↓

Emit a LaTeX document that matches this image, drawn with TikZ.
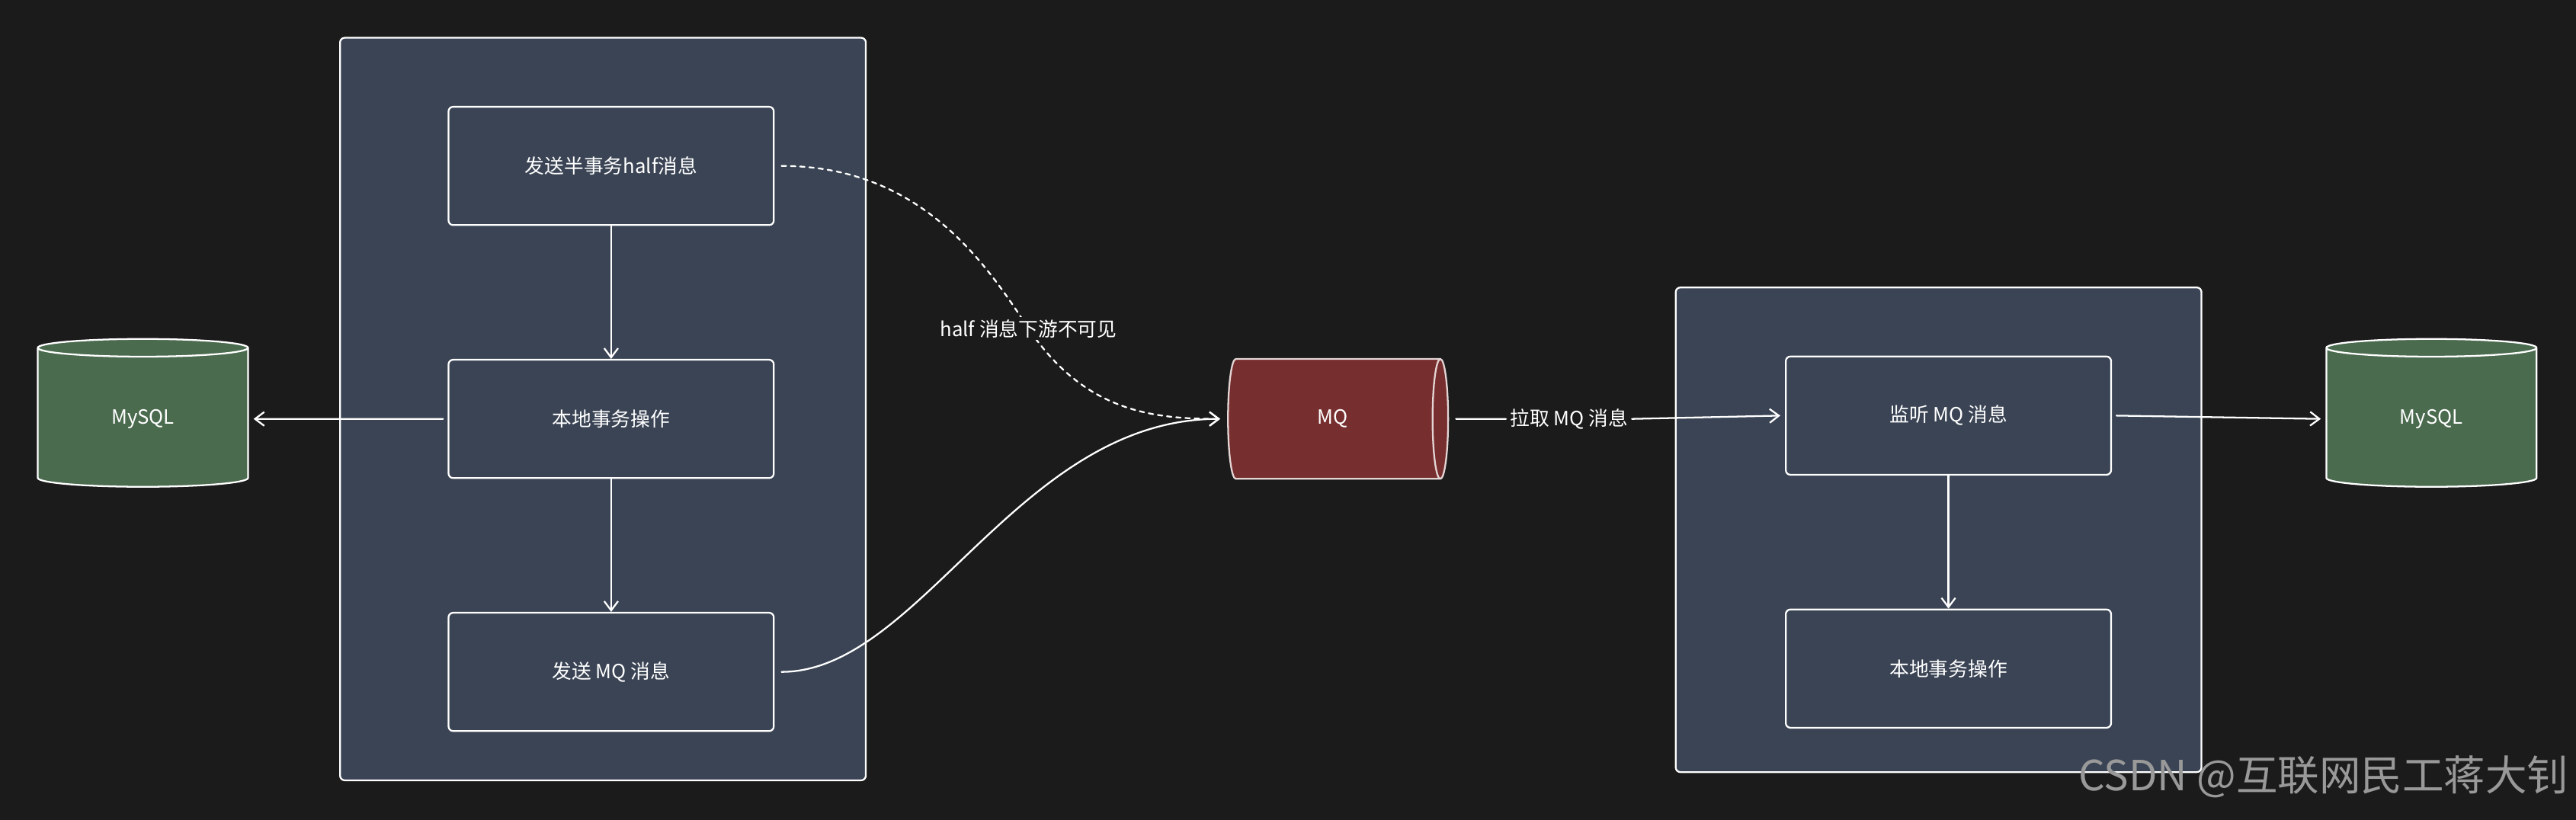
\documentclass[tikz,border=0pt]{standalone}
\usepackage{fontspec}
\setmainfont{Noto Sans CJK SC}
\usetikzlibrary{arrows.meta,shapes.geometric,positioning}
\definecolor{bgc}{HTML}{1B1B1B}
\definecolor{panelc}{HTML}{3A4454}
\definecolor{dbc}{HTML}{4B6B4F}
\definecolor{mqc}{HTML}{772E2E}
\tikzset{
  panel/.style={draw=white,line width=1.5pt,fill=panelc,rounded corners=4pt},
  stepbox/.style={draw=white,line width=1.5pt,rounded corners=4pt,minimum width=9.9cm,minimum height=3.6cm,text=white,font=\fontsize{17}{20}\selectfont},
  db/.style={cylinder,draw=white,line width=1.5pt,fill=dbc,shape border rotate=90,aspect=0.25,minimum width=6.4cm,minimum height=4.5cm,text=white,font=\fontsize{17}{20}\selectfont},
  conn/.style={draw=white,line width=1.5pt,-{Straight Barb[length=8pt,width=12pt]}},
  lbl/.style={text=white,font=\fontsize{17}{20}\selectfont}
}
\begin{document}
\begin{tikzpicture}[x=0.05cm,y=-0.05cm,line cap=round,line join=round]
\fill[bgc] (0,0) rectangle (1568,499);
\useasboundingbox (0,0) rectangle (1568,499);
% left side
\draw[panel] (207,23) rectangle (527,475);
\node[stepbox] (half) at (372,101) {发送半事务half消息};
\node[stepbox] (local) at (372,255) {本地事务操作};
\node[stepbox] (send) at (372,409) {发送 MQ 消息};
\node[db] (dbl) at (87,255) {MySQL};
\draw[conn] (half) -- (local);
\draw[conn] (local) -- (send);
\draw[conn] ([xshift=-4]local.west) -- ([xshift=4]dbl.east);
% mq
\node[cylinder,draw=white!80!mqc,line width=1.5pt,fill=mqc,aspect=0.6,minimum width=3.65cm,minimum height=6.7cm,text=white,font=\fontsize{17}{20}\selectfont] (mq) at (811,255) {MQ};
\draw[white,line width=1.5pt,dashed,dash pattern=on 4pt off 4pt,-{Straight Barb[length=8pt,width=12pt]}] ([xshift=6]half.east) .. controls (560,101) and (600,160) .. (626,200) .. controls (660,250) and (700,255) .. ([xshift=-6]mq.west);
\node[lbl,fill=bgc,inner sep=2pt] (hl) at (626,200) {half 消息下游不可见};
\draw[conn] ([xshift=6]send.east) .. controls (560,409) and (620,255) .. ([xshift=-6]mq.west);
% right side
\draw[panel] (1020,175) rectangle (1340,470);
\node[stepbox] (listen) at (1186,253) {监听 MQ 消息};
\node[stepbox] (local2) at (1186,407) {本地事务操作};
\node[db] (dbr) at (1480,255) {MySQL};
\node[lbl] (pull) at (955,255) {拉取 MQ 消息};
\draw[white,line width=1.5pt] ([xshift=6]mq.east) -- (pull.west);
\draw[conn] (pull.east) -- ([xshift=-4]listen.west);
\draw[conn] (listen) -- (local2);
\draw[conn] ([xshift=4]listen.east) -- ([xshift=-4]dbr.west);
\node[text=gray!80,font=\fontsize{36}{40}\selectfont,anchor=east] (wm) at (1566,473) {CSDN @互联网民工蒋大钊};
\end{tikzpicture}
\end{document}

↑

* [WHAT YOU WILL DO] Repeat the listing above exactly, with no pictures.

* [COMPLETED TASK]
Emit a LaTeX document that matches this image, drawn with TikZ.
\documentclass[tikz,border=0pt]{standalone}
\usepackage{fontspec}
\setmainfont{Noto Sans CJK SC}
\usetikzlibrary{arrows.meta,shapes.geometric,positioning}
\definecolor{bgc}{HTML}{1B1B1B}
\definecolor{panelc}{HTML}{3A4454}
\definecolor{dbc}{HTML}{4B6B4F}
\definecolor{mqc}{HTML}{772E2E}
\tikzset{
  panel/.style={draw=white,line width=1.5pt,fill=panelc,rounded corners=4pt},
  stepbox/.style={draw=white,line width=1.5pt,rounded corners=4pt,minimum width=9.9cm,minimum height=3.6cm,text=white,font=\fontsize{17}{20}\selectfont},
  db/.style={cylinder,draw=white,line width=1.5pt,fill=dbc,shape border rotate=90,aspect=0.25,minimum width=6.4cm,minimum height=4.5cm,text=white,font=\fontsize{17}{20}\selectfont},
  conn/.style={draw=white,line width=1.5pt,-{Straight Barb[length=8pt,width=12pt]}},
  lbl/.style={text=white,font=\fontsize{17}{20}\selectfont}
}
\begin{document}
\begin{tikzpicture}[x=0.05cm,y=-0.05cm,line cap=round,line join=round]
\fill[bgc] (0,0) rectangle (1568,499);
\useasboundingbox (0,0) rectangle (1568,499);
% left side
\draw[panel] (207,23) rectangle (527,475);
\node[stepbox] (half) at (372,101) {发送半事务half消息};
\node[stepbox] (local) at (372,255) {本地事务操作};
\node[stepbox] (send) at (372,409) {发送 MQ 消息};
\node[db] (dbl) at (87,255) {MySQL};
\draw[conn] (half) -- (local);
\draw[conn] (local) -- (send);
\draw[conn] ([xshift=-4]local.west) -- ([xshift=4]dbl.east);
% mq
\node[cylinder,draw=white!80!mqc,line width=1.5pt,fill=mqc,aspect=0.6,minimum width=3.65cm,minimum height=6.7cm,text=white,font=\fontsize{17}{20}\selectfont] (mq) at (811,255) {MQ};
\draw[white,line width=1.5pt,dashed,dash pattern=on 4pt off 4pt,-{Straight Barb[length=8pt,width=12pt]}] ([xshift=6]half.east) .. controls (560,101) and (600,160) .. (626,200) .. controls (660,250) and (700,255) .. ([xshift=-6]mq.west);
\node[lbl,fill=bgc,inner sep=2pt] (hl) at (626,200) {half 消息下游不可见};
\draw[conn] ([xshift=6]send.east) .. controls (560,409) and (620,255) .. ([xshift=-6]mq.west);
% right side
\draw[panel] (1020,175) rectangle (1340,470);
\node[stepbox] (listen) at (1186,253) {监听 MQ 消息};
\node[stepbox] (local2) at (1186,407) {本地事务操作};
\node[db] (dbr) at (1480,255) {MySQL};
\node[lbl] (pull) at (955,255) {拉取 MQ 消息};
\draw[white,line width=1.5pt] ([xshift=6]mq.east) -- (pull.west);
\draw[conn] (pull.east) -- ([xshift=-4]listen.west);
\draw[conn] (listen) -- (local2);
\draw[conn] ([xshift=4]listen.east) -- ([xshift=-4]dbr.west);
\node[text=gray!80,font=\fontsize{36}{40}\selectfont,anchor=east] (wm) at (1566,473) {CSDN @互联网民工蒋大钊};
\end{tikzpicture}
\end{document}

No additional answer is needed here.